Posts Tagged ‘fukamushi’

W.S. Merwin

Every morning, shortly after rising, I brew a pot of Japanese green tea. For this purpose I use one of my Japanese-made kyusus: small ceramic teapots with hollow side handles and interior mesh filters. The latter feature allows tea leaves to float freely while brewing, enhancing the flavor of the tea.

On most mornings I drink one of three types of Japanese green tea. Gyokuro, whose name means “jeweled dew,” is grown in the shade, is brewed for two minutes at a relatively low temperature (140-158F), and has a sweet and markedly mellow flavor. Sencha, a standard “daily” tea in its country of origin, is more bracing and astringent. Fukamushi, a variety of steamed tea, contains finer particles, is brewed for only 40-50 seconds at around 165F, and has (in my experience) the greatest depth of flavor. All of these teas come directly from a family-owned farm in Uji, near Kyoto, a region famous for producing superlative teas. And like green teas generally, all are at once stimulating and relaxing. In the winter months, while slowly sipping tea, I look out on our dark or moonlit yard. In the summer, when the sun is either up or coming up, I often see deer, or a skunk rooting for grubs, or, more rarely, a grey fox. The birds arrive a bit later.

The celebrated American poet W.S. Merwin, a native of Scranton, Pennsylvania and the 17th U.S. Poet Laureate, lived during the last decade of his life on the north coast of Maui, Hawaii. A longtime Zen practitioner and an able translator of Asian poetry, he too enjoyed green tea in the early morning. And in one of his last poems, he documents and explores that experience:


            An unlabelled green from Korea

            second pick from the foothills of summer

            taste of distance and slight rustling of leaves

            on old trees with names hard to remember

            as I listen after heavy rain in the night

            the taste is a hush from far away

            at the very moment when I sip it

            trying to make it last in the knowledge

            that I will forget it in the next breath

            that it will be lost when I hear the cock crow

            any time now across the dark valley

In the story being told in these lines, elements of the past, present, and future intermingle. At the center of the experience is the taste of the tea. This present impression is accompanied, however, by a recollection of a recent event (“heavy rain in the night”), acknowledgment of the narrator’s imperfect memory (“names hard to remember”), and images of an envisioned future, in which the cock will crow, and the taste of the tea he is presently savoring will be lost and forgotten. In this respect, the poem is a kind of elegy in advance of an expected loss.

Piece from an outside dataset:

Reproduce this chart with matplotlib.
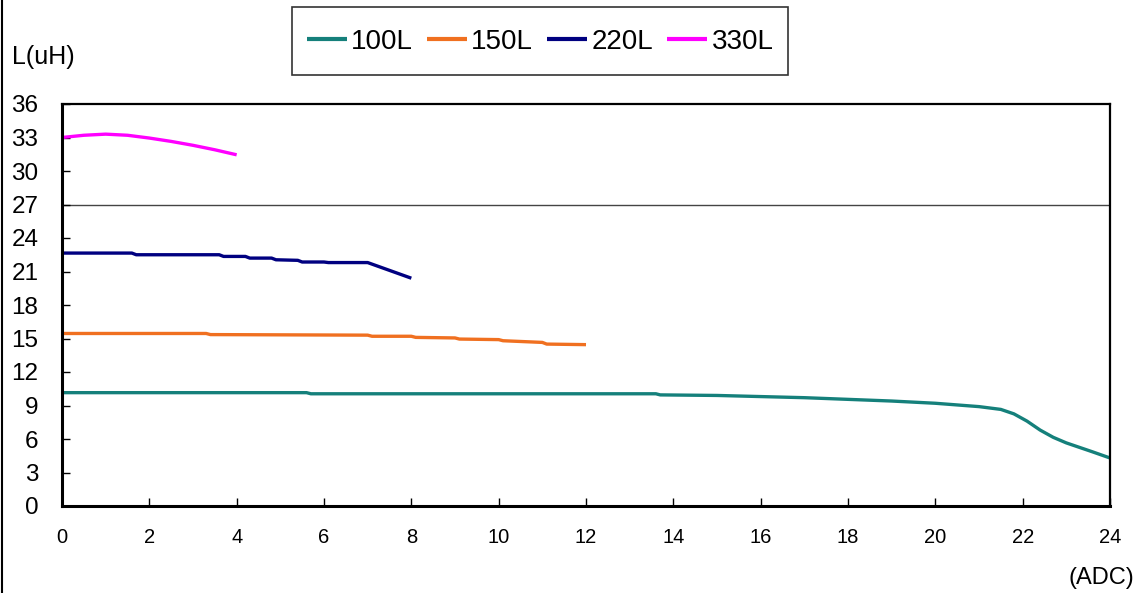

In similar fashion, evocatively rendered elements of the poet’s present locale—what is sometimes called “local color”—are interwoven with references to an imagined elsewhere. The tea is a “green from Korea” and bears the “taste of distance.” But that taste mingles with a present impression, namely the “slight rustling of leaves” on nearby trees. The taste is a “hush from far away,” but it is also vividly present on his palate. And though the cock’s crow will come from “across the dark valley,” it is soon to be heard in the here and now.

By attentively recording this present experience, in which memories, images from the future, and present impressions become threads in a single fabric, Merwin celebrates an extended moment of awareness. Beyond that, he transforms what might otherwise be regarded as an ordinary occurrence—an elderly man sipping his morning tea—into a form of sacrament. In Japan, the drinking of green tea has long been closely associated with Zen meditation and the Japanese tea ceremony. And in the consciousness fostered by Zen practice, the smallest actions performed in everyday life, be it the arranging of flowers in a vase or the hanging of a scroll, become profoundly ceremonial. However common it may seem, the experience Merwin recreates has the tone, if not the elaborate protocol, of a ritual occasion.

Drinking green tea in the small hours is, for many of us, a pleasant, gradual way of awakening the mind and body. But, as Merwin’s poem well illustrates, it can also become an act of contemplation, in which the present moment is seen to embody other times and other places. The taste of distance and the hush from far away coexist with our immediate surroundings. Grounding us firmly in those surroundings, drinking green tea with full awareness also discloses our commonality with a distant land and a foreign culture. Near and far become parts of a unified whole.


W.S. Merwin, “Drinking Tea in the Small Hours,” Garden Time (Copper Canyon, 2016).